──────── Data supplied ────────

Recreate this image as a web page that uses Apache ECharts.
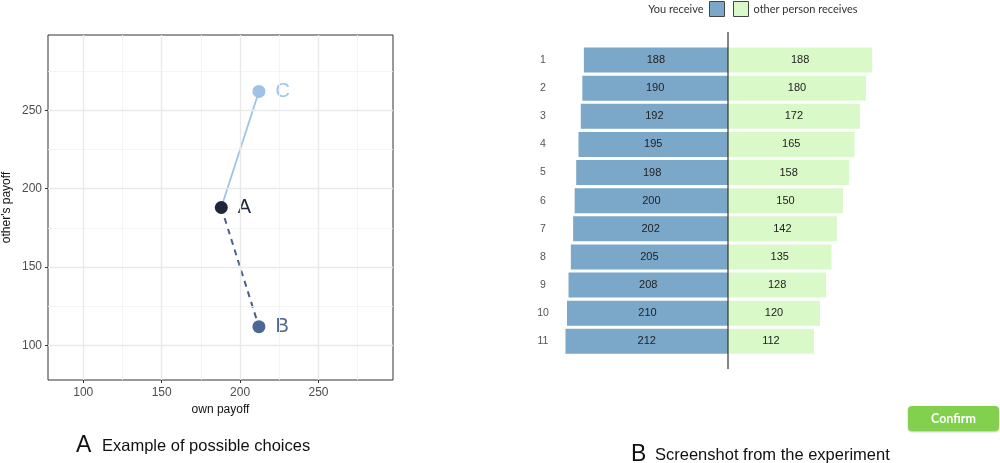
<!DOCTYPE html>
<html>
<head>
<meta charset="utf-8">
<script src="https://cdn.jsdelivr.net/npm/echarts@6/dist/echarts.min.js"></script>
<style>
html,body{margin:0;padding:0;background:#fff;}
#c{width:1000px;height:463px;}
</style>
</head>
<body>
<div id="c"></div>
<script>
// ---- Panel A data ----
const pointNames = ['A', 'B', 'C'];
const ownPayoff = [188, 212, 212];
const othersPayoff = [188, 112, 262];
const majorTicks = [100, 150, 200, 250];
const minorTicks = [125, 175, 225, 275];

// ---- Panel B data ----
const rowLabels = ['1', '2', '3', '4', '5', '6', '7', '8', '9', '10', '11'];
const youReceive = [188, 190, 192, 195, 198, 200, 202, 205, 208, 210, 212];
const otherReceives = [188, 180, 172, 165, 158, 150, 142, 135, 128, 120, 112];

const pointColors = ['#1e2638', '#4b6792', '#9fc3e6'];
const blue = '#7ba7c9';
const green = '#daf9c8';

const chart = echarts.init(document.getElementById('c'), null, {renderer: 'canvas'});

const pts = pointNames.map((n, i) => ({
  name: n, value: [ownPayoff[i], othersPayoff[i]],
  itemStyle: {color: pointColors[i], opacity: 1},
  label: {color: pointColors[i]}
}));

function gridLines(vals) {
  return vals.map(v => ({xAxis: v})).concat(vals.map(v => ({yAxis: v})));
}

const option = {
  animation: false,
  textStyle: {fontFamily: 'Liberation Sans'},
  grid: [
    {left: 48, top: 35, width: 345, height: 345, show: true, borderColor: '#333', borderWidth: 1, backgroundColor: 'transparent'},
    {left: 544, top: 46, width: 368, height: 309.4}
  ],
  xAxis: [
    {
      gridIndex: 0, type: 'value', min: 77.5, max: 297.5,
      name: 'own payoff', nameLocation: 'middle', nameGap: 24,
      nameTextStyle: {color: '#111', fontSize: 12},
      axisLine: {show: false},
      axisTick: {show: true, customValues: majorTicks, length: 3, lineStyle: {color: '#333'}},
      axisLabel: {customValues: majorTicks, color: '#4d4d4d', fontSize: 12, margin: 7},
      splitLine: {show: false}
    },
    {
      gridIndex: 1, type: 'value', min: -240, max: 240, show: false
    }
  ],
  yAxis: [
    {
      gridIndex: 0, type: 'value', min: 78, max: 298,
      name: "other's payoff", nameLocation: 'middle', nameGap: 35, nameRotate: 90,
      nameTextStyle: {color: '#111', fontSize: 12},
      axisLine: {show: false},
      axisTick: {show: true, customValues: majorTicks, length: 3, lineStyle: {color: '#333'}},
      axisLabel: {customValues: majorTicks, color: '#4d4d4d', fontSize: 12, margin: 6},
      splitLine: {show: false}
    },
    {
      gridIndex: 1, type: 'category', data: rowLabels, inverse: true,
      axisLine: {show: false}, axisTick: {show: false}, splitLine: {show: false},
      axisLabel: {color: '#555', fontSize: 10.5, align: 'center', margin: 1}
    }
  ],
  legend: [
    {
      data: ['You receive'], align: 'right', right: 275, top: 1, padding: 0,
      itemWidth: 15, itemHeight: 15, icon: 'rect',
      textStyle: {fontFamily: 'Lato', fontSize: 11, color: '#333', padding: [0, 1, 0, 0]},
      itemStyle: {borderColor: '#444', borderWidth: 1}
    },
    {
      data: ['other person receives'], align: 'left', left: 733, top: 1, padding: 0,
      itemWidth: 15, itemHeight: 15, icon: 'rect',
      textStyle: {fontFamily: 'Lato', fontSize: 11, color: '#333'},
      itemStyle: {borderColor: '#444', borderWidth: 1}
    }
  ],
  series: [
    {
      type: 'line', xAxisIndex: 0, yAxisIndex: 0, data: [], silent: true, z: 0,
      markLine: {silent: true, symbol: 'none', label: {show: false},
        lineStyle: {color: '#f3f3f3', width: 0.9, type: 'solid'}, data: gridLines(minorTicks)}
    },
    {
      type: 'line', xAxisIndex: 0, yAxisIndex: 0, data: [], silent: true, z: 0,
      markLine: {silent: true, symbol: 'none', label: {show: false},
        lineStyle: {color: '#e9e9e9', width: 1.4, type: 'solid'}, data: gridLines(majorTicks)}
    },
    {
      type: 'line', xAxisIndex: 0, yAxisIndex: 0, symbol: 'none', z: 2,
      lineStyle: {color: pointColors[2], width: 1.8},
      data: [[ownPayoff[0], othersPayoff[0]], [ownPayoff[2], othersPayoff[2]]]
    },
    {
      type: 'line', xAxisIndex: 0, yAxisIndex: 0, symbol: 'none', z: 2,
      lineStyle: {color: '#4a6189', width: 2, type: [6, 5]},
      data: [[ownPayoff[0], othersPayoff[0]], [ownPayoff[1], othersPayoff[1]]]
    },
    {
      type: 'scatter', xAxisIndex: 0, yAxisIndex: 0, symbolSize: 13, z: 3,
      itemStyle: {opacity: 1},
      label: {show: true, position: 'right', distance: 10, fontSize: 20, formatter: '{b}', fontFamily: 'Liberation Sans'},
      data: pts
    },
    {
      name: 'You receive', type: 'bar', xAxisIndex: 1, yAxisIndex: 1,
      barWidth: 25, barGap: '-100%', itemStyle: {color: blue},
      label: {show: true, position: 'inside', color: '#222', fontSize: 11,
        formatter: p => Math.abs(p.value)},
      data: youReceive.map(v => -v)
    },
    {
      name: 'other person receives', type: 'bar', xAxisIndex: 1, yAxisIndex: 1,
      barWidth: 25, barGap: '-100%', itemStyle: {color: green},
      label: {show: true, position: 'inside', color: '#222', fontSize: 11},
      data: otherReceives
    }
  ]
};
chart.setOption(option);

// vertical divider at zero on panel B
const x0 = chart.convertToPixel({xAxisIndex: 1}, 0);
chart.setOption({
  graphic: [
    {type: 'line', shape: {x1: x0, y1: 32, x2: x0, y2: 369}, style: {stroke: '#333', lineWidth: 1.2}, z: 10},
    {type: 'group', left: 908, top: 406, children: [
      {type: 'rect', shape: {x: 0, y: 0, width: 91, height: 25, r: 4},
        style: {fill: '#82d04e', shadowBlur: 2, shadowColor: 'rgba(0,0,0,0.25)', shadowOffsetY: 1}},
      {type: 'text', x: 45.5, y: 12.5, style: {text: 'Confirm', fill: '#fff', font: 'bold 12.5px Lato', align: 'center', verticalAlign: 'middle'}}
    ]},
    {type: 'text', left: 76, top: 434, style: {text: 'A', font: '23px "Liberation Sans"', fill: '#111'}},
    {type: 'text', left: 102, top: 438, style: {text: 'Example of possible choices', font: '16.5px "Liberation Sans"', fill: '#111'}},
    {type: 'text', left: 631, top: 443, style: {text: 'B', font: '23px "Liberation Sans"', fill: '#111'}},
    {type: 'text', left: 655, top: 447, style: {text: 'Screenshot from the experiment', font: '16.5px "Liberation Sans"', fill: '#111'}}
  ]
});
</script>
</body>
</html>
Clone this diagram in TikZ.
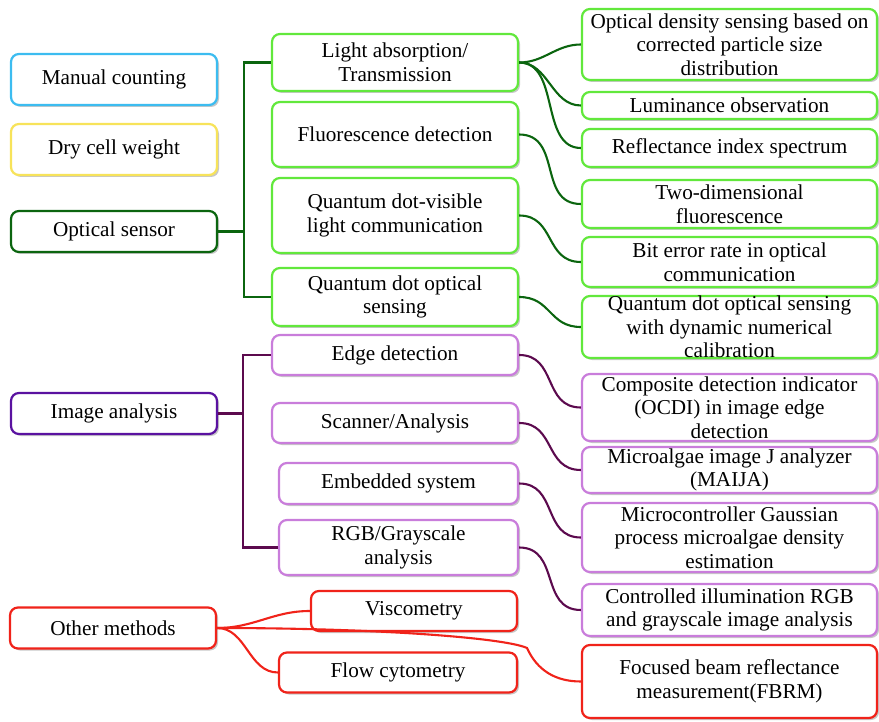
\documentclass[tikz,border=0pt]{standalone}
\usepackage{fontspec}
\setmainfont{Liberation Serif}
\usetikzlibrary{shadows}

\definecolor{cyanb}{HTML}{3CBCF0}
\definecolor{yellowb}{HTML}{F7E35A}
\definecolor{darkg}{HTML}{0B650F}
\definecolor{lightg}{HTML}{62E83C}
\definecolor{indigob}{HTML}{5A12A0}
\definecolor{orchidb}{HTML}{C97DDB}
\definecolor{plumline}{HTML}{5C0A4E}
\definecolor{redb}{HTML}{F0231A}

\tikzset{
  box/.style={draw=#1, line width=2.2pt, rounded corners=8pt, fill=white,
    align=center, inner sep=0pt,
    font=\fontsize{21.2}{23.5}\selectfont,
    drop shadow={shadow xshift=2pt, shadow yshift=-2pt, opacity=0.22, fill=black}},
  gline/.style={draw=darkg, line width=2.1pt},
  pline/.style={draw=plumline, line width=2.1pt},
  rline/.style={draw=redb, line width=2.1pt},
}

\begin{document}
\begin{tikzpicture}[x=1pt, y=-1pt]
\useasboundingbox (0,0) rectangle (879,722);

% ---- left column: main categories
\node[box=cyanb, minimum width=206pt, minimum height=51pt] (man) at (114,79.5) {Manual counting};
\node[box=yellowb, minimum width=206pt, minimum height=51pt] (dry) at (114,149.5) {Dry cell weight};
\node[box=darkg, minimum width=206pt, minimum height=41pt] (opt) at (114,231.5) {Optical sensor};
\node[box=indigob, minimum width=206pt, minimum height=41pt] (img) at (114,413.5) {Image analysis};
\node[box=redb, minimum width=206pt, minimum height=41pt] (oth) at (113,628) {Other methods};

% ---- optical sensor branch
\node[box=lightg, minimum width=246pt, minimum height=57pt] (la) at (395,62.5) {Light absorption/\\Transmission};
\node[box=lightg, minimum width=246pt, minimum height=65pt] (fd) at (395,134.5) {Fluorescence detection};
\node[box=lightg, minimum width=246pt, minimum height=75pt] (qv) at (395,215.5) {Quantum dot-visible\\light communication};
\node[box=lightg, minimum width=246pt, minimum height=58pt] (qo) at (395,297) {Quantum dot optical\\sensing};

\node[box=lightg, minimum width=295pt, minimum height=71pt] (od) at (729.5,44.5) {Optical density sensing based on\\corrected particle size\\distribution};
\node[box=lightg, minimum width=295pt, minimum height=27pt] (lo) at (729.5,105.5) {Luminance observation};
\node[box=lightg, minimum width=295pt, minimum height=38pt] (ri) at (729.5,148) {Reflectance index spectrum};
\node[box=lightg, minimum width=295pt, minimum height=48pt] (td) at (729.5,204) {Two-dimensional\\fluorescence};
\node[box=lightg, minimum width=295pt, minimum height=50pt] (be) at (729.5,262) {Bit error rate in optical\\communication};
\node[box=lightg, minimum width=295pt, minimum height=62pt] (qd) at (729.5,327) {Quantum dot optical sensing\\with dynamic numerical\\calibration};

% ---- image analysis branch
\node[box=orchidb, minimum width=246pt, minimum height=40pt] (ed) at (395,355) {Edge detection};
\node[box=orchidb, minimum width=246pt, minimum height=40pt] (sa) at (395,423) {Scanner/Analysis};
\node[box=orchidb, minimum width=239pt, minimum height=41pt] (es) at (398.5,483.5) {Embedded system};
\node[box=orchidb, minimum width=239pt, minimum height=55pt] (rg) at (398.5,547.5) {RGB/Grayscale\\analysis};

\node[box=orchidb, minimum width=295pt, minimum height=67pt] (cd) at (729.5,407.5) {Composite detection indicator\\(OCDI) in image edge\\detection};
\node[box=orchidb, minimum width=295pt, minimum height=46pt] (mi) at (729.5,470) {Microalgae image J analyzer\\(MAIJA)};
\node[box=orchidb, minimum width=295pt, minimum height=69pt] (mc) at (729.5,537.5) {Microcontroller Gaussian\\process microalgae density\\estimation};
\node[box=orchidb, minimum width=295pt, minimum height=52pt] (ci) at (729.5,610) {Controlled illumination RGB\\and grayscale image analysis};

% ---- other methods branch
\node[box=redb, minimum width=206pt, minimum height=40pt] (vi) at (414,611) {Viscometry};
\node[box=redb, minimum width=238pt, minimum height=40pt] (fc) at (398,672.5) {Flow cytometry};
\node[box=redb, minimum width=295pt, minimum height=73pt] (fb) at (729.5,681.5) {Focused beam reflectance\\measurement(FBRM)};

% ---- trunk connectors
\coordinate (gt) at (244,231.5);
\coordinate (pt) at (243,413.5);
\draw[gline] (opt.east) -- (gt);
\draw[gline] (la.west) -| (gt) |- (qo.west);
\draw[pline] (img.east) -- (pt);
\draw[pline] (ed.west) -| (pt) |- (rg.west);

% ---- curved connectors, optical sensor
\draw[gline] (la.east) to[out=0, in=180] (od.west);
\draw[gline] (la.east) to[out=0, in=180] (lo.west);
\draw[gline] (la.east) to[out=0, in=180] (ri.west);
\draw[gline] (fd.east) to[out=0, in=180, looseness=1.2] (td.west);
\draw[gline] (qv.east) to[out=0, in=180, looseness=1.2] (be.west);
\draw[gline] (qo.east) to[out=0, in=180, looseness=1.2] (qd.west);

% ---- curved connectors, image analysis
\draw[pline] (ed.east) to[out=0, in=180, looseness=1.2] (cd.west);
\draw[pline] (sa.east) to[out=0, in=180, looseness=1.2] (mi.west);
\draw[pline] (es.east) to[out=0, in=180, looseness=1.2] (mc.west);
\draw[pline] (rg.east) to[out=0, in=180, looseness=1.2] (ci.west);

% ---- curved connectors, other methods
\draw[rline] (oth.east) to[out=0, in=180] (vi.west);
\draw[rline] (oth.east) to[out=0, in=180] (fc.west);
\draw[rline] (oth.east) .. controls (380,628) and (505,638) .. (527,648)
  .. controls (537,670) and (555,681.5) .. (fb.west);
\end{tikzpicture}
\end{document}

────────

### Task prompt
Both the line with "Clone this diagram in TikZ." and the line with "(0,0) rectangle (879,722);" are included: reproduce them and every line between, exactly, with pictures omitted.

### Exercise output
Clone this diagram in TikZ.
\documentclass[tikz,border=0pt]{standalone}
\usepackage{fontspec}
\setmainfont{Liberation Serif}
\usetikzlibrary{shadows}

\definecolor{cyanb}{HTML}{3CBCF0}
\definecolor{yellowb}{HTML}{F7E35A}
\definecolor{darkg}{HTML}{0B650F}
\definecolor{lightg}{HTML}{62E83C}
\definecolor{indigob}{HTML}{5A12A0}
\definecolor{orchidb}{HTML}{C97DDB}
\definecolor{plumline}{HTML}{5C0A4E}
\definecolor{redb}{HTML}{F0231A}

\tikzset{
  box/.style={draw=#1, line width=2.2pt, rounded corners=8pt, fill=white,
    align=center, inner sep=0pt,
    font=\fontsize{21.2}{23.5}\selectfont,
    drop shadow={shadow xshift=2pt, shadow yshift=-2pt, opacity=0.22, fill=black}},
  gline/.style={draw=darkg, line width=2.1pt},
  pline/.style={draw=plumline, line width=2.1pt},
  rline/.style={draw=redb, line width=2.1pt},
}

\begin{document}
\begin{tikzpicture}[x=1pt, y=-1pt]
\useasboundingbox (0,0) rectangle (879,722);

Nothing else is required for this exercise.